= Fritz Aigner =

Austrian graphic artist and painter

Fritz Aigner (July 13, 1930 – January 9, 2005) was an Austrian graphic artist and painter.

==Biography==
Aigner studied at the Academy of Fine Arts Vienna from 1947 to 1952. In 1952 he won an Austrian state fine arts prize for his artwork Die Klage des verlorgenen Sohnes. He worked later as an artist in Spain, Ireland, London and his hometown, Linz.

Aigner's work was overtly influenced by that of Rembrandt, notably in his oil painting Rembrandts Trick mit dem Licht. He was nicknamed "the Rembrandt of Linz". His artwork often featured dark, acherontic and apocalyptic scenes with allusions to society and well-known society figures.

After his death an Austrian journalist described Aigner as "an artist who dealt with the conflict areas eros and religion and between surrealism, realism and fantastic realism. Even allusions to the border of caricature can be found in his work."

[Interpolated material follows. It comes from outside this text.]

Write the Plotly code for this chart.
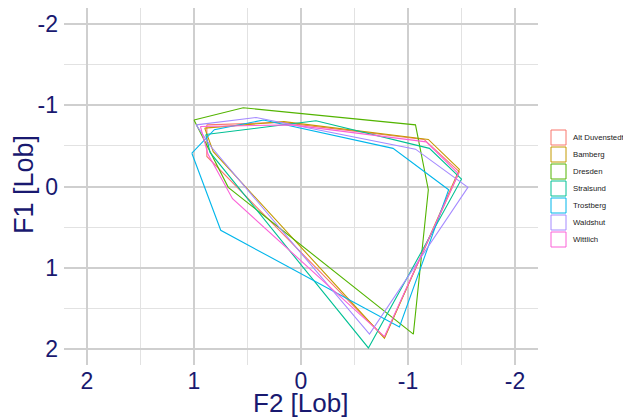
import plotly.graph_objects as go

cities = ["Alt Duvenstedt", "Bamberg", "Dresden", "Stralsund", "Trostberg", "Waldshut", "Wittlich"]
colors = ["#F8766D", "#C49A00", "#53B400", "#00C094", "#00B6EB", "#A58AFF", "#FB61D7"]

# F2 (x) and F1 (y) vertices of each vowel polygon, in Lobanov units
f2_alt = [0.88, 0.19, -1.15, -1.48, -0.78, 0.88]
f1_alt = [-0.76, -0.79, -0.58, -0.18, 1.86, -0.37]
f2_bam = [0.90, 0.16, -1.19, -1.48, -0.78, 0.82]
f1_bam = [-0.72, -0.80, -0.58, -0.21, 1.87, -0.43]
f2_dre = [1.00, 0.54, -1.07, -1.19, -1.05, 0.68]
f1_dre = [-0.82, -0.97, -0.76, 0.04, 1.82, 0.01]
f2_str = [0.89, -0.14, -1.20, -1.50, -0.63, 0.85]
f1_str = [-0.64, -0.81, -0.47, -0.09, 1.99, -0.42]
f2_tro = [1.02, 0.81, 0.35, -0.86, -1.38, -0.92, 0.75]
f1_tro = [-0.41, -0.70, -0.82, -0.47, 0.04, 1.73, 0.54]
f2_wal = [0.98, 0.42, -1.07, -1.56, -0.64, 0.84]
f1_wal = [-0.76, -0.85, -0.46, 0.01, 1.82, -0.49]
f2_wit = [0.94, 0.09, -1.17, -1.47, -0.78, 0.64, 0.87]
f1_wit = [-0.74, -0.76, -0.55, -0.16, 1.85, 0.15, -0.40]

f2_all = [f2_alt, f2_bam, f2_dre, f2_str, f2_tro, f2_wal, f2_wit]
f1_all = [f1_alt, f1_bam, f1_dre, f1_str, f1_tro, f1_wal, f1_wit]

tick_vals = [-2, -1, 0, 1, 2]
tick_text = ["-2", "-1", "0", "1", "2"]

# page body has an 8px margin, so the figure is drawn 8px in from the top-left
W, H = 623, 411
ML, MR, MT, MB = 56, 93, 0, 54
PW, PH = W - ML - MR, H - MT - MB


def px(x):
    return (x - ML) / PW


def py(y):
    return (H - MB - y) / PH


fig = go.Figure()
for name, col, xs, ys in zip(cities, colors, f2_all, f1_all):
    fig.add_trace(go.Scatter(
        x=xs + [xs[0]], y=ys + [ys[0]], mode="lines", name=name,
        line=dict(color=col, width=1.1), showlegend=False, hoverinfo="skip"))

navy = "#191970"
shapes, annotations = [], []
# ggplot-style legend keys (outlined boxes) with real text labels
for i, (name, col) in enumerate(zip(cities, colors)):
    top = 122 + 17 * i
    shapes.append(dict(type="rect", xref="paper", yref="paper",
                       x0=px(543), x1=px(558), y0=py(top + 15), y1=py(top),
                       line=dict(color=col, width=1), fillcolor="white", layer="above"))
    annotations.append(dict(xref="paper", yref="paper", x=px(563), y=py(top + 7.5),
                            text=name, showarrow=False, xanchor="left", yanchor="middle",
                            font=dict(family="Liberation Sans", size=7.8, color="#1a1a1a")))

# axis titles
annotations.append(dict(xref="paper", yref="paper", x=px(292), y=py(395), text="F2 [Lob]",
                        showarrow=False, xanchor="center", yanchor="middle",
                        font=dict(family="Liberation Sans", size=26, color=navy)))
annotations.append(dict(xref="paper", yref="paper", x=px(16), y=py(177), text="F1 [Lob]",
                        showarrow=False, xanchor="center", yanchor="middle", textangle=-90,
                        font=dict(family="Liberation Sans", size=27, color=navy)))

grid_major = "#cfcfcf"
grid_minor = "#e2e2e2"
axis_common = dict(
    tickvals=tick_vals, ticktext=tick_text,
    showgrid=True, gridcolor=grid_major, gridwidth=1.6,
    minor=dict(dtick=0.5, showgrid=True, gridcolor=grid_minor, gridwidth=1),
    zeroline=False, showline=False, ticks="", automargin=False,
    tickfont=dict(family="Liberation Sans", size=23, color=navy),
)
fig.update_xaxes(range=[2.215, -2.215], ticklabelstandoff=0, **axis_common)
fig.update_yaxes(range=[2.2, -2.2], ticklabelstandoff=5, **axis_common)

fig.update_layout(
    width=W, height=H,
    margin=dict(l=ML, r=MR, t=MT, b=MB),
    paper_bgcolor="white", plot_bgcolor="white",
    showlegend=False,
    shapes=shapes, annotations=annotations,
)
fig.write_html("out.html")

Aigner's first marriage to the woodcut artist Auguste Kronheim ended in divorce and in 1969 he married Helga Aigner, with whom he had six children. He had exhibitions with three of his sons, Paul Florian, Matthias Claudius and Lukas Johannes Aigner, who also became artists. He died at the age of 74 in the Wagner-Jauregg Hospital in Linz.

==Selected works==
- Amerikaner
- Sauregurkenzeit
- Orpheus und Eurydike
- Kannibalismus an einem Dichter
- Selbstporträt mit doppelten Augen
- Zachers Requiem für Oskar Schimonek

==Exhibitions==
The Nordico Museum in Linz, Aigner's hometown, scheduled an exhibition of his work for the period September 29, 2008, to January 11, 2009, with the title "Child Prodigy and Painting Machine". A book with the same title was released in conjunction with the exhibition.